Une mécanique sociale implacable

La pièce présente un bel éloge de la vivacité féminine, dans le personnage de Giacinta -Georgia Scalliet, superbe; même Vittoria -Anne Kessler, formidable dans les caprices de la jeune femme qui semble particulièrement légère va croître en gravité. Pourtant l’agilité d’esprit de la première, qui mène tout son monde, à commencer par son père, le mou Filippo -Hervé Pierre, ne lui sera d’aucun secours, car son attachement au paraître, aux convenances, au devoir, à l’honneur, la conduira à se fermer elle-même la porte de l’amour. Faute de franchir ces limites, son intelligence la condamne. Chacun s’en tient au rôle assigné par la mécanique sociale, véritable éteignoir des passions. Ce petit monde est finalement trop raisonnable, trop calculateur pour être heureux. Mais le plus tragique se joue à l’arrière-plan, du côté des domestiques. Car si l’on trouve chez eux les personnages les plus doués de sagesse – celle qui fait tant défaut aux maîtres –, ils sont prisonniers de leur condition sociale. Ainsi, le malheureux Paolo joué par Éric Ruf, finit-il en prison, payant la légèreté d’un maître, Leonardo -Laurent Stocker qu’il aura pourtant maintes fois averti du danger, mais dont la seule constance est la jalousie.

La leçon est terrible, finalement. Pour avoir voulu s’élever au-dessus de leur condition, Leonardo et sa sœur tombent de haut, tandis que le plus cynique de la bande, l’horrible Fernandino -Michel Vuillermoz, plus gredin que nature trouve sa récompense en épousant une riche veuve.
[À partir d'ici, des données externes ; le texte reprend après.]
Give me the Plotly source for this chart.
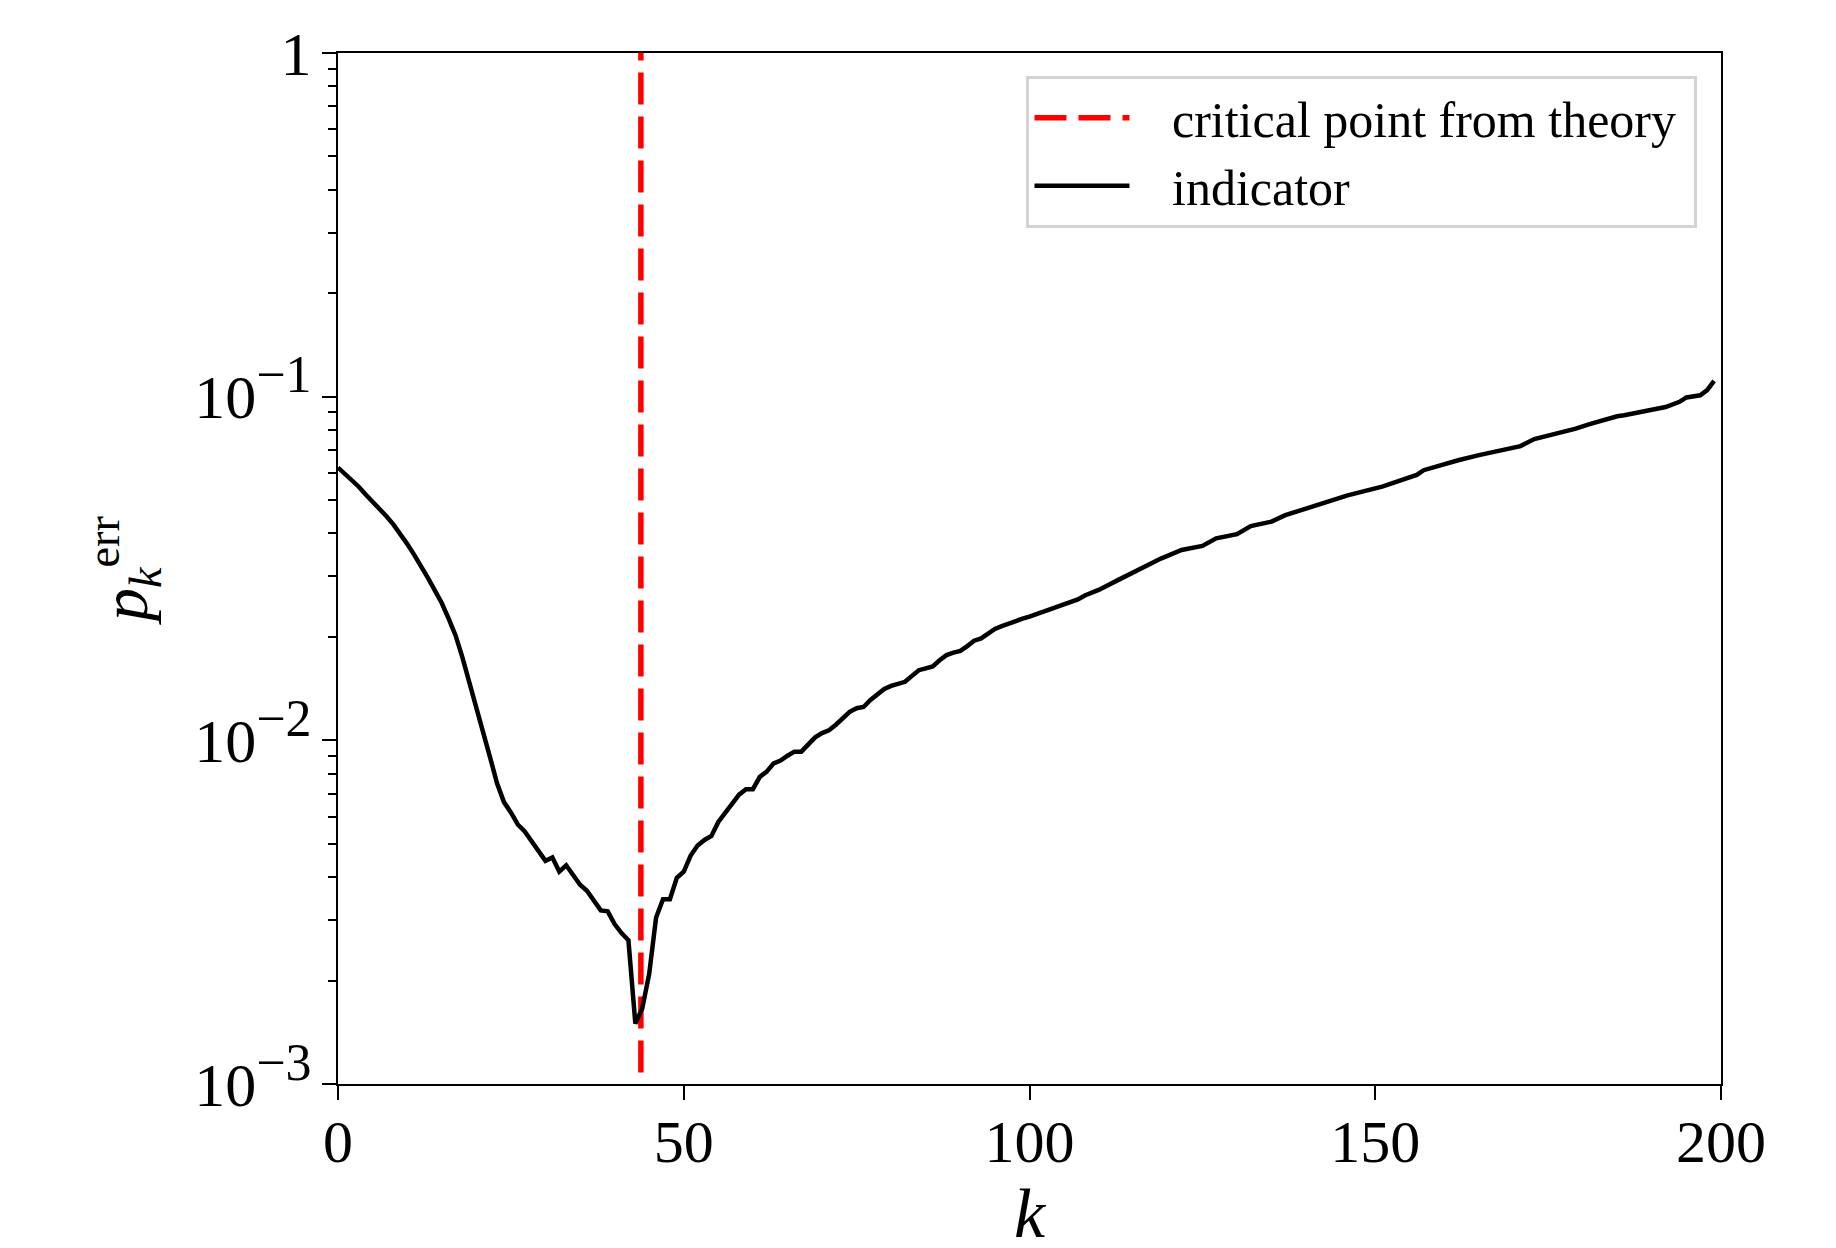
import plotly.graph_objects as go

# ---- data ----
k_values = [0, 1, 2, 3, 4, 5, 6, 7, 8, 9, 10, 11, 12, 13, 14, 15, 16, 17, 18, 19,
            20, 21, 22, 23, 24, 25, 26, 27, 28, 29, 30, 31, 32, 33, 34, 35, 36, 37, 38, 39,
            40, 41, 42, 43, 44, 45, 46, 47, 48, 49, 50, 51, 52, 53, 54, 55, 56, 57, 58, 59,
            60, 61, 62, 63, 64, 65, 66, 67, 68, 69, 70, 71, 72, 73, 74, 75, 76, 77, 78, 79,
            80, 81, 82, 83, 84, 85, 86, 87, 88, 89, 90, 91, 92, 93, 94, 95, 96, 97, 98, 99,
            100, 101, 102, 103, 104, 105, 106, 107, 108, 110, 113, 116, 119, 122, 125, 127,
            130, 132, 135, 137, 141, 144, 146, 151, 153, 156, 157, 159, 161, 162, 165, 168,
            171, 173, 176, 179, 181, 183, 185, 186, 189, 192, 194, 195, 197, 198, 199]

p_err = [0.0622, 0.0596, 0.0575, 0.0547, 0.0519, 0.0495, 0.0473, 0.0449, 0.0425, 0.0400,
         0.0373, 0.0347, 0.0322, 0.0297, 0.0273, 0.0251, 0.0226, 0.0202, 0.0174, 0.0148,
         0.0126, 0.0107, 0.00891, 0.00750, 0.00661, 0.00617, 0.00569, 0.00543, 0.00507, 0.00479,
         0.00446, 0.00456, 0.00415, 0.00433, 0.00403, 0.00380, 0.00365, 0.00343, 0.00320, 0.00318,
         0.00292, 0.00275, 0.00262, 0.00150, 0.00166, 0.00209, 0.00305, 0.00345, 0.00345, 0.00398,
         0.00415, 0.00462, 0.00494, 0.00513, 0.00527, 0.00579, 0.00614, 0.00653, 0.00695, 0.00721,
         0.00721, 0.00783, 0.00811, 0.00857, 0.00873, 0.00902, 0.00927, 0.00927, 0.00977, 0.0102,
         0.0105, 0.0107, 0.0111, 0.0116, 0.0121, 0.0124, 0.0125, 0.0131, 0.0136, 0.0141,
         0.0144, 0.0146, 0.0148, 0.0154, 0.0160, 0.0162, 0.0164, 0.0171, 0.0177, 0.0180,
         0.0182, 0.0188, 0.0195, 0.0198, 0.0204, 0.0211, 0.0215, 0.0219, 0.0222, 0.0226,
         0.0229, 0.0233, 0.0236, 0.0241, 0.0245, 0.0248, 0.0252, 0.0257, 0.0264, 0.0274,
         0.0294, 0.0316, 0.0338, 0.0358, 0.0368, 0.0387, 0.0398, 0.0420, 0.0433, 0.0452,
         0.0478, 0.0498, 0.0516, 0.0547, 0.0565, 0.0592, 0.0611, 0.0628, 0.0646, 0.0653,
         0.0676, 0.0695, 0.0718, 0.0753, 0.0778, 0.0807, 0.0832, 0.0855, 0.0877, 0.0883,
         0.0910, 0.0933, 0.0966, 0.0995, 0.1009, 0.1045, 0.1112]

critical_k = 43.8
critical_y = [0.00108, 1]

x_tick_vals = [0, 50, 100, 150, 200]
x_tick_text = ["0", "50", "100", "150", "200"]
y_tick_vals = [0.001, 0.01, 0.1, 1]
y_tick_text = ["10<sup><span style='font-size:52px'>\u22123</span></sup>",
               "10<sup><span style='font-size:52px'>\u22122</span></sup>",
               "10<sup><span style='font-size:52px'>\u22121</span></sup>",
               "1"]
y_minor_vals = [m * d for d in (0.001, 0.01, 0.1) for m in range(2, 10)]

FONT = "Liberation Serif"
PAD = "\u2002\u2005"
TRAIL = "\u2005"

fig = go.Figure()
fig.add_trace(go.Scatter(
    x=[critical_k, critical_k], y=critical_y, mode="lines",
    line=dict(color="#ff0000", width=5.5, dash="32px,12px"),
    name=PAD + "critical point from theory" + TRAIL))
fig.add_trace(go.Scatter(
    x=k_values, y=p_err, mode="lines",
    line=dict(color="black", width=4.5),
    name=PAD + "indicator"))

fig.update_layout(
    width=1836, height=1248,
    margin=dict(l=330, r=123, t=45, b=172),
    paper_bgcolor="white", plot_bgcolor="white",
    font=dict(family=FONT, color="black", size=60),
    showlegend=True,
    legend=dict(
        x=0.983, y=0.978, xanchor="right", yanchor="top",
        bgcolor="white", bordercolor="#d4d4d4", borderwidth=3,
        font=dict(family=FONT, size=50, color="black"),
        itemwidth=95, tracegroupgap=0,
    ),
    xaxis=dict(
        range=[0, 200], tickvals=x_tick_vals, ticktext=x_tick_text,
        automargin=False,
        showline=True, linecolor="black", linewidth=2, mirror=True,
        ticks="outside", ticklen=14, tickwidth=2, tickcolor="black",
        ticklabelstandoff=-10,
        showgrid=False, zeroline=False,
        tickfont=dict(family=FONT, size=60),
        title=dict(text="<i>k</i>", font=dict(family=FONT, size=70), standoff=13),
    ),
    yaxis=dict(
        type="log", range=[-3, 0], tickvals=y_tick_vals, ticktext=y_tick_text,
        automargin=False,
        showline=True, linecolor="black", linewidth=2, mirror=True,
        ticks="outside", ticklen=14, tickwidth=2, tickcolor="black",
        ticklabelstandoff=-2,
        showgrid=False, zeroline=False,
        tickfont=dict(family=FONT, size=62),
        minor=dict(tickvals=y_minor_vals, ticks="outside", ticklen=8,
                   tickwidth=1.5, tickcolor="black", showgrid=False),
        title=dict(text="<i>p</i><sub><i>k</i></sub><sup>err</sup>",
                   font=dict(family=FONT, size=66), standoff=25),
    ),
)

fig.write_html("out.html")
La morale que prétend incarner Fulgencio, vestige aristocratique dont Goldoni porte la nostalgie, ne sauve rien de vrai…

Amère leçon donc d’une Trilogie jouissive qui entre ainsi au répertoire de la Comédie française, par la grâce d’Alain Françon et d’une brochette de comédiens impeccables. Un plaisir de l’esprit, plein de toute la subtilité de la société du XVIII ème siècle, dont la pièce nous dit qu’elle court à sa ruine. Un miroir de l’Europe d’aujourd’hui ?

Par Jean-François Bouthors

 

La Trilogie de la Villégiature, La Comédie Francaise au Théâtre Éphémère de Paris jusqu’au 12/03/2012.